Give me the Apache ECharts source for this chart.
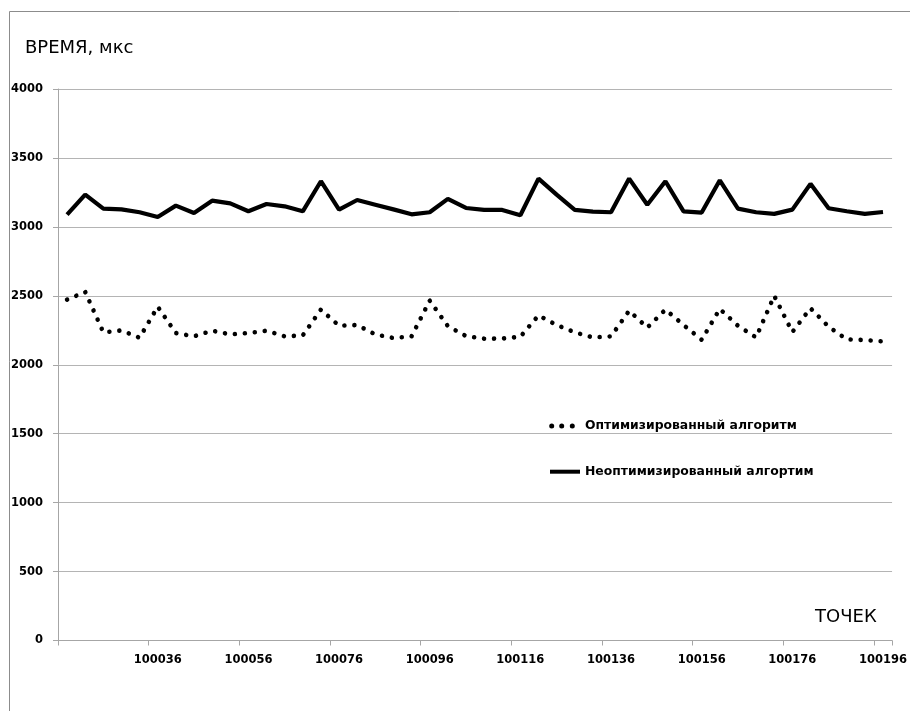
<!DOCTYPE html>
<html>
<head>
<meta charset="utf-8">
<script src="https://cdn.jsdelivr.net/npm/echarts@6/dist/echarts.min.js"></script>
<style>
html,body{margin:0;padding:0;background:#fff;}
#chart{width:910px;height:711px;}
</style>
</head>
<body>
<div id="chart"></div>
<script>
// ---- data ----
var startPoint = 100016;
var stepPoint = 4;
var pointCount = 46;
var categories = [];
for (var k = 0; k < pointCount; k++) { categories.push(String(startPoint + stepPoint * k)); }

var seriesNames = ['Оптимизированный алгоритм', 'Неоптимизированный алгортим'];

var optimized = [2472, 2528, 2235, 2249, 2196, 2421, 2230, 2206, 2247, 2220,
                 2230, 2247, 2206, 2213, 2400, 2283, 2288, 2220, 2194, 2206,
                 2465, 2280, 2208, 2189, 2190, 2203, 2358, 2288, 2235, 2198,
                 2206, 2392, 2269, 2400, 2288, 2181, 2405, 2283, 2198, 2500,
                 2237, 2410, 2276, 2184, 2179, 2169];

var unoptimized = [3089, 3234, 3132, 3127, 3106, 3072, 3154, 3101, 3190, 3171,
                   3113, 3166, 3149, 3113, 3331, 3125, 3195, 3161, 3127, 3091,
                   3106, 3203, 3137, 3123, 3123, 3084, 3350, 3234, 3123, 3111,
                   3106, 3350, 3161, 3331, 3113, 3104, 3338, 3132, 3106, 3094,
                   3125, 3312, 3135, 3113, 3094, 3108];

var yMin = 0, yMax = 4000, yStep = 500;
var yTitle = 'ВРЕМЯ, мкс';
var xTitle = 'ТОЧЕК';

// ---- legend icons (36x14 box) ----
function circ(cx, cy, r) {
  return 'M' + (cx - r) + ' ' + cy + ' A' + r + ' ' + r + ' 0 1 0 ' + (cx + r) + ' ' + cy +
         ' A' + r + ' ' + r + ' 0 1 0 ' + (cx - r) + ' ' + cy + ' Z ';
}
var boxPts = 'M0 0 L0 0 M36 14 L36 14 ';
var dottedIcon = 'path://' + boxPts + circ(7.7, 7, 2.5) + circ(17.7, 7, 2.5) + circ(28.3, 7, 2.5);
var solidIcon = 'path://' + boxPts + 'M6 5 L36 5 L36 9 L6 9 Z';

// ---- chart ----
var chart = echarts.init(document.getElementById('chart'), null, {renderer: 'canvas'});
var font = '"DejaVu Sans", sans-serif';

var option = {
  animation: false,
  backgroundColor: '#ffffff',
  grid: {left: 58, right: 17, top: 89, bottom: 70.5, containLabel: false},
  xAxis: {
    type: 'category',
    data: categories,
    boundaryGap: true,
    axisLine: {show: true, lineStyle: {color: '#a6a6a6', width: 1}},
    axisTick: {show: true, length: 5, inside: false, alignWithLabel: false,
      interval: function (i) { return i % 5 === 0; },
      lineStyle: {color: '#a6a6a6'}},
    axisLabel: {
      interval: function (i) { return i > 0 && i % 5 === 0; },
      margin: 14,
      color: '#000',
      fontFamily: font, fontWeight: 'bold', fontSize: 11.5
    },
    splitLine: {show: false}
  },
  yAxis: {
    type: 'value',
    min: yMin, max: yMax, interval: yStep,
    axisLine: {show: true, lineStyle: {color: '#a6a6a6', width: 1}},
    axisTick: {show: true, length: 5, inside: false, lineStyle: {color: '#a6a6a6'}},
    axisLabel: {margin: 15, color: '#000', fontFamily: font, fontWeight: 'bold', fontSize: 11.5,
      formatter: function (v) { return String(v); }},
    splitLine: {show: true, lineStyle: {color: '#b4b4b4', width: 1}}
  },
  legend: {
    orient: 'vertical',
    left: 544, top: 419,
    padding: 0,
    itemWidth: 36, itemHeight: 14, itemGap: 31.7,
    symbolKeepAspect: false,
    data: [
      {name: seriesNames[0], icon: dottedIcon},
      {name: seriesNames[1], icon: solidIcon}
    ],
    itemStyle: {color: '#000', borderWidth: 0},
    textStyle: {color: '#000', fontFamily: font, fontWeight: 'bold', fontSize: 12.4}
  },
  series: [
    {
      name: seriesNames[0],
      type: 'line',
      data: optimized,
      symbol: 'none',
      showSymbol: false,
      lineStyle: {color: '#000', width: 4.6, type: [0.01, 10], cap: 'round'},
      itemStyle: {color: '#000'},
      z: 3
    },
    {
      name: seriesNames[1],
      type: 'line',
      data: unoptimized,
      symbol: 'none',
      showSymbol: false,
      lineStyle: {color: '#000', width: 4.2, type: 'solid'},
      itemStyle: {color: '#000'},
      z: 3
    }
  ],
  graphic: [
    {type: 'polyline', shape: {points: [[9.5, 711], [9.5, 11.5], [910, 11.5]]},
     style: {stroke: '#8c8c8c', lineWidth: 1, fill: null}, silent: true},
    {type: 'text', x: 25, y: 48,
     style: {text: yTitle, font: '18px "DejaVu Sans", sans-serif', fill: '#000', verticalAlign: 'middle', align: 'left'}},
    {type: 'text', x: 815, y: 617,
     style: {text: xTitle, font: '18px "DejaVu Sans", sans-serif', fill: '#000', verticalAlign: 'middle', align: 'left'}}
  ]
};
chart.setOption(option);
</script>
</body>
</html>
------------------------------------------------
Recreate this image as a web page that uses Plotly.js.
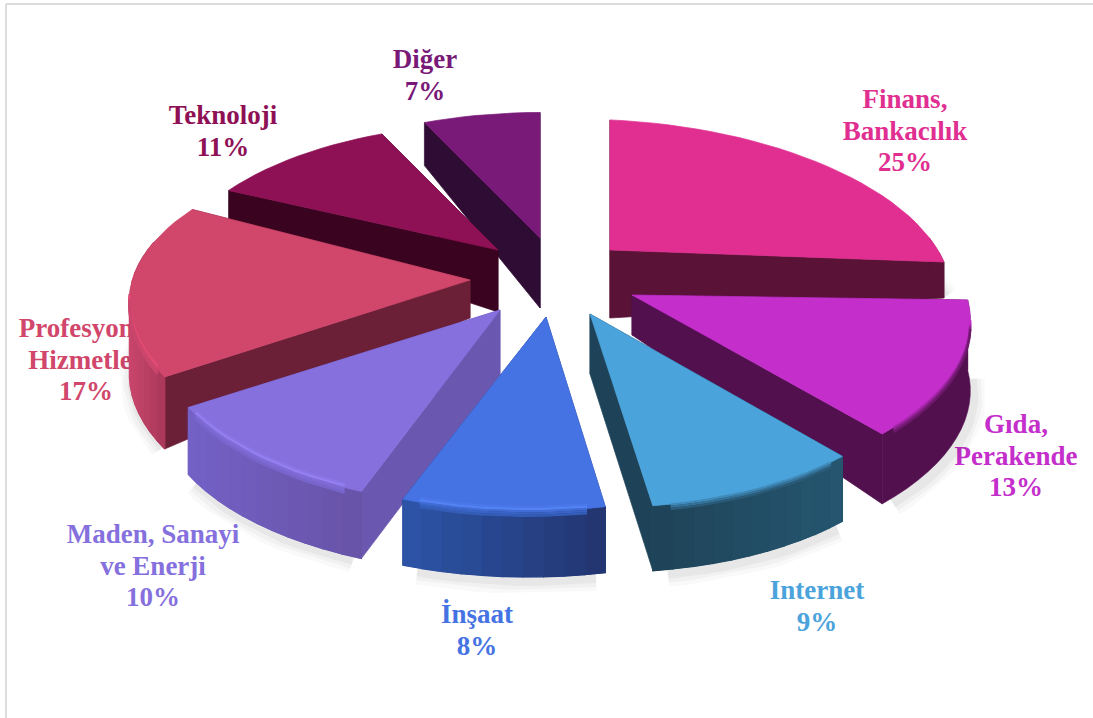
------------------------------------------------
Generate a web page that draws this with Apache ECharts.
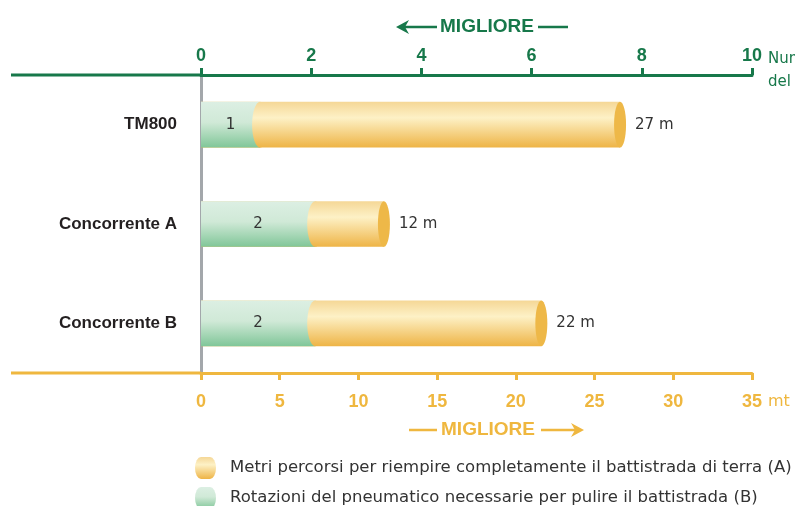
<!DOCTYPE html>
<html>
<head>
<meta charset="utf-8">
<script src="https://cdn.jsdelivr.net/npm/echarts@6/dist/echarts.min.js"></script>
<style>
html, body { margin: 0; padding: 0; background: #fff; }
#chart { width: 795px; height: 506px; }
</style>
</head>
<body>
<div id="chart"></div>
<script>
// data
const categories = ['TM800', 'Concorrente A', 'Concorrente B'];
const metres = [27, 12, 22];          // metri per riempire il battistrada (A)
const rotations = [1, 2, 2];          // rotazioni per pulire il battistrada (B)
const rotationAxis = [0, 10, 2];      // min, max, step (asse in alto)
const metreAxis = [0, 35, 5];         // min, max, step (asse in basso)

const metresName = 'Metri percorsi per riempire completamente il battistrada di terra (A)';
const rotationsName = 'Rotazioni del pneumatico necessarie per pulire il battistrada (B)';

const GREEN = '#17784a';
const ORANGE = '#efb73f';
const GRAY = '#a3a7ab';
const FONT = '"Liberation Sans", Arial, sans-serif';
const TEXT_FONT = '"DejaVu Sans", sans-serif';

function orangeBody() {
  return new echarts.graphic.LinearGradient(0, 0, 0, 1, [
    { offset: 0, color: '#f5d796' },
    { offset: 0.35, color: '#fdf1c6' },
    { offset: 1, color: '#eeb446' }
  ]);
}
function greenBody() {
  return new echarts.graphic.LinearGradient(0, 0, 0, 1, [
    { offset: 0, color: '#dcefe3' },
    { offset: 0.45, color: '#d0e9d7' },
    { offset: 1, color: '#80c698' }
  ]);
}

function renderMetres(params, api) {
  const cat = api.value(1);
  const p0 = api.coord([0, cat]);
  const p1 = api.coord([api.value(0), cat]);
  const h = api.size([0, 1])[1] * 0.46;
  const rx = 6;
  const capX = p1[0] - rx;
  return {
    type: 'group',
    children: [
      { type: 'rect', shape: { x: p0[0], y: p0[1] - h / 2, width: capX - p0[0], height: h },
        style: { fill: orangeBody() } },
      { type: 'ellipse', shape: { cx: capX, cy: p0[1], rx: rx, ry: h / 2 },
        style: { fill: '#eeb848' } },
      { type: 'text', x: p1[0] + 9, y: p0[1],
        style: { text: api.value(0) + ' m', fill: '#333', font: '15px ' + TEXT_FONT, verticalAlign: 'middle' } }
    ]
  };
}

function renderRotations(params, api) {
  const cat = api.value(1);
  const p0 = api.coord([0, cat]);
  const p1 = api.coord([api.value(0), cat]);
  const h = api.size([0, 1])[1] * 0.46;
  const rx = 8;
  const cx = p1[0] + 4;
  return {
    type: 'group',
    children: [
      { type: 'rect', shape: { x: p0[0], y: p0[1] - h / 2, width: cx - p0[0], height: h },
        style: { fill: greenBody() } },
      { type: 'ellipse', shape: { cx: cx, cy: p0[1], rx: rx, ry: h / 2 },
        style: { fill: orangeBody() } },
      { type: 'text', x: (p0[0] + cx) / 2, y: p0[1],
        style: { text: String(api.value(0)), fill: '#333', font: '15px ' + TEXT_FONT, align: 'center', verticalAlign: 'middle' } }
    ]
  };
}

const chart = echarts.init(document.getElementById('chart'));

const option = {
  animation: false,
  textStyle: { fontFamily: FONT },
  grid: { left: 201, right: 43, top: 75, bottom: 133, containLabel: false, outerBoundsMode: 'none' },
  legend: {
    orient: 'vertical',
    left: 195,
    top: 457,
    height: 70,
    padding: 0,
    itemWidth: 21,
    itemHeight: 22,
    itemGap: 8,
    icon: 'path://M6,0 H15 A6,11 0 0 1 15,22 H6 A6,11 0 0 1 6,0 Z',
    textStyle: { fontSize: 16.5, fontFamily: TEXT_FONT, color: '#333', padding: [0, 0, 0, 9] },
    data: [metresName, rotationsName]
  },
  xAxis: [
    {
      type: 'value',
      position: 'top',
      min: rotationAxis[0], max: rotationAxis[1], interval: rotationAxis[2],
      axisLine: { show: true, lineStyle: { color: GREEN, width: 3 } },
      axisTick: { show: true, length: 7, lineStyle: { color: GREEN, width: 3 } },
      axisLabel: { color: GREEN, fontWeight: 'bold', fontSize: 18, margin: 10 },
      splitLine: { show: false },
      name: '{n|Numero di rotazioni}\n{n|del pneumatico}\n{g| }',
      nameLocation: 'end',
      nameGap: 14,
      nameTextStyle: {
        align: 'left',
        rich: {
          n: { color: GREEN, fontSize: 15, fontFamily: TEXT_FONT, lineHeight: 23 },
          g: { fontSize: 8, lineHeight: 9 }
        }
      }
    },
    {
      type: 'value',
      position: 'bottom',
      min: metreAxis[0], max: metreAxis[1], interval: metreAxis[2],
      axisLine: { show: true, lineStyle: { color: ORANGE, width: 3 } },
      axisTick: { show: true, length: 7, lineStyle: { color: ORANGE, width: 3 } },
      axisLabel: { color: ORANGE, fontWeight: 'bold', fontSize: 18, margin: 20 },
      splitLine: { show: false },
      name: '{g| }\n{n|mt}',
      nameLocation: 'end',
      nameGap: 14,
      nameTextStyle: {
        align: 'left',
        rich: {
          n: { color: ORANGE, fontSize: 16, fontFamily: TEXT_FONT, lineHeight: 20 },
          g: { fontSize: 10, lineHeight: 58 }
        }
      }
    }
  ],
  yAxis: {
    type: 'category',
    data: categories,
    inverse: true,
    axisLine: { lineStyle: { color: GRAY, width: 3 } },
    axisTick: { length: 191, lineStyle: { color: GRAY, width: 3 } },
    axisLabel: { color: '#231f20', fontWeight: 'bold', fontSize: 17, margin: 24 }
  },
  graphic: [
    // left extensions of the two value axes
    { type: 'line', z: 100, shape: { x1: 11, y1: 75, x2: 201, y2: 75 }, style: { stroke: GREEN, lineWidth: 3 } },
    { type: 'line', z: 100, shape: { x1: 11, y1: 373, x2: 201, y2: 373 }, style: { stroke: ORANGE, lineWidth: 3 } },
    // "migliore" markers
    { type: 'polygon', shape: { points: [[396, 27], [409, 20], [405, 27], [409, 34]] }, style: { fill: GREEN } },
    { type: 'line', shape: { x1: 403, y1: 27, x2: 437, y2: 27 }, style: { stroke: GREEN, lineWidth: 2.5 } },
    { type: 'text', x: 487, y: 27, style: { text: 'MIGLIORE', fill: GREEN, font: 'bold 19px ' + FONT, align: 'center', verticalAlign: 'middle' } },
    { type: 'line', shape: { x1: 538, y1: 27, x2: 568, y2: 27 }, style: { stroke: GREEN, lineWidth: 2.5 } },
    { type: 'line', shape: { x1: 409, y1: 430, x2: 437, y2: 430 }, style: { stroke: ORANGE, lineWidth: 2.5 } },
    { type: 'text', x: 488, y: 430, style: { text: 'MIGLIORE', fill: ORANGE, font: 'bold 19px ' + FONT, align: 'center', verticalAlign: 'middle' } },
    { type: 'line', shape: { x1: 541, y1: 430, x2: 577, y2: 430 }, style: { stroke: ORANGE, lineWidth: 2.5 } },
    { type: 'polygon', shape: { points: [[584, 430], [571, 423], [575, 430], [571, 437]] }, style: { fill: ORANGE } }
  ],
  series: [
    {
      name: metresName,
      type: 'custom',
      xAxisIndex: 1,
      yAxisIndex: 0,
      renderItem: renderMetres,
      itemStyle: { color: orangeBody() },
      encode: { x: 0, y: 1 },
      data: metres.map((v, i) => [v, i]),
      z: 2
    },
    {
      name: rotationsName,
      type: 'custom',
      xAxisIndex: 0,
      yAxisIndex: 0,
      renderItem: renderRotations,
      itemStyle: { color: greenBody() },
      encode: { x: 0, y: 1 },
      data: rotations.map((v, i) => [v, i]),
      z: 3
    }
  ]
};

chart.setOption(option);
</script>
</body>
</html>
------------------------------------------------
### EXERCISE BRIEF
Among the entries above, take the lines from the one with "Give me the" through the one with "var seriesNames = ['Оптимизированный" and retype them exactly, leaving out the pictures.

### EXPECTED ANSWER
Give me the Apache ECharts source for this chart.
<!DOCTYPE html>
<html>
<head>
<meta charset="utf-8">
<script src="https://cdn.jsdelivr.net/npm/echarts@6/dist/echarts.min.js"></script>
<style>
html,body{margin:0;padding:0;background:#fff;}
#chart{width:910px;height:711px;}
</style>
</head>
<body>
<div id="chart"></div>
<script>
// ---- data ----
var startPoint = 100016;
var stepPoint = 4;
var pointCount = 46;
var categories = [];
for (var k = 0; k < pointCount; k++) { categories.push(String(startPoint + stepPoint * k)); }

var seriesNames = ['Оптимизированный алгоритм', 'Неоптимизированный алгортим'];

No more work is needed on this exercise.